Author: Woja Emmanuel | Published: 2 months ago

Ethiopian Premier Dr Abiy Ahmed

Ethiopia’s Prime Minister Dr. Abiy Ahmed has received his Nobel Prize award for his efforts for resolving the conflict with Eritrea.

Dr. Abiy Ahmed was announced the winner of the Nobel Prize award in October this year.

The award also honors him for his efforts peace and international cooperation”.

He received his award worth $900,000 in the Norwegian capital, Olso, on Tuesday afternoon.

In the region, Abiy initiated the first face to face dialogue between President Salva Kiir and Dr. Riek Machar after the 2016 violence.

He is accredited of enabling Kiir and Machar to renegotiate the 2015 peace deal, resulting into the signing of the revitalized peace agreement in 2018 in Khartoum.

In Sudan, following months of protest, Dr. Abiy mediated talks between the Sudanese Military Council and the civilian protestors following months of unrest that led to the overthrow of President Omar al Bashir.

Dr. Abiy Ahmed shared his dividends for peace during the award ceremony while delivering his speech.

“Peace is an affair of the heart, peace is a labor of love, sustaining peace is hard work and yet we must cherish and nurture it,” Dr Abiy said at the ceremony.

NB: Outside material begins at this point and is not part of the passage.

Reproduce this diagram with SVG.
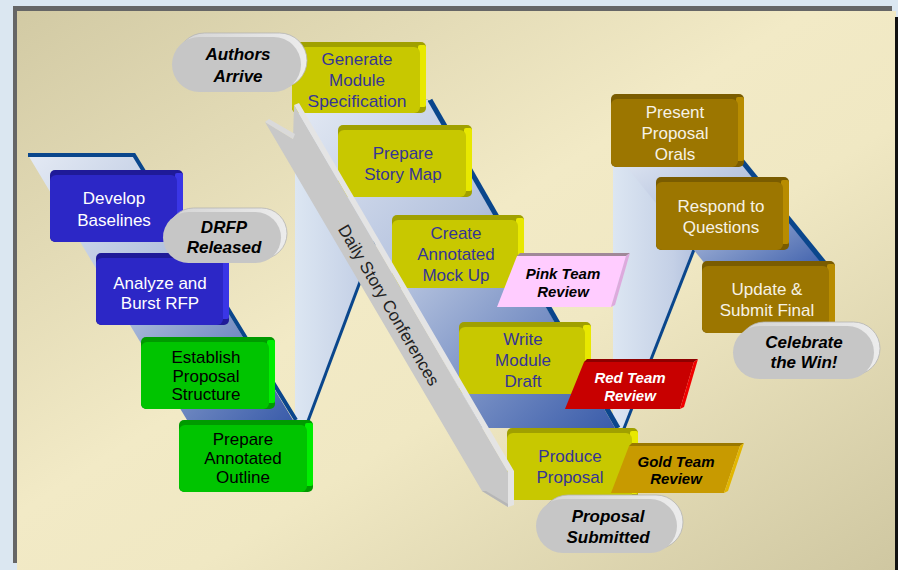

“It takes few to make war, but it takes a village and a nation to build peace. Peace requires good faith to blossom into prosperity, security and opportunity in the same manner trees absorb carbon dioxide to give us life and oxygen.”

However, there have been differing views on the leadership of Dr Abiy, who hails from the Oromo group, the country’s largest ethnic group which spearheaded mass anti-government protests that forced his predecessor, Hailemariam Desalegn, to step down.

As Ethiopia gears up for crucial general elections next year, the picture on the domestic front is far from rosy, reported Aljazeera on Monday.

Ethnic violence has been on the rise since Abiy came to power, while local government and security sharply deteriorated, according to HRW.

More than two million people are currently internally displaced across the country due to conflict, including 1.4 million in the first half of 2018, more than anywhere else globally, the rights group said in April.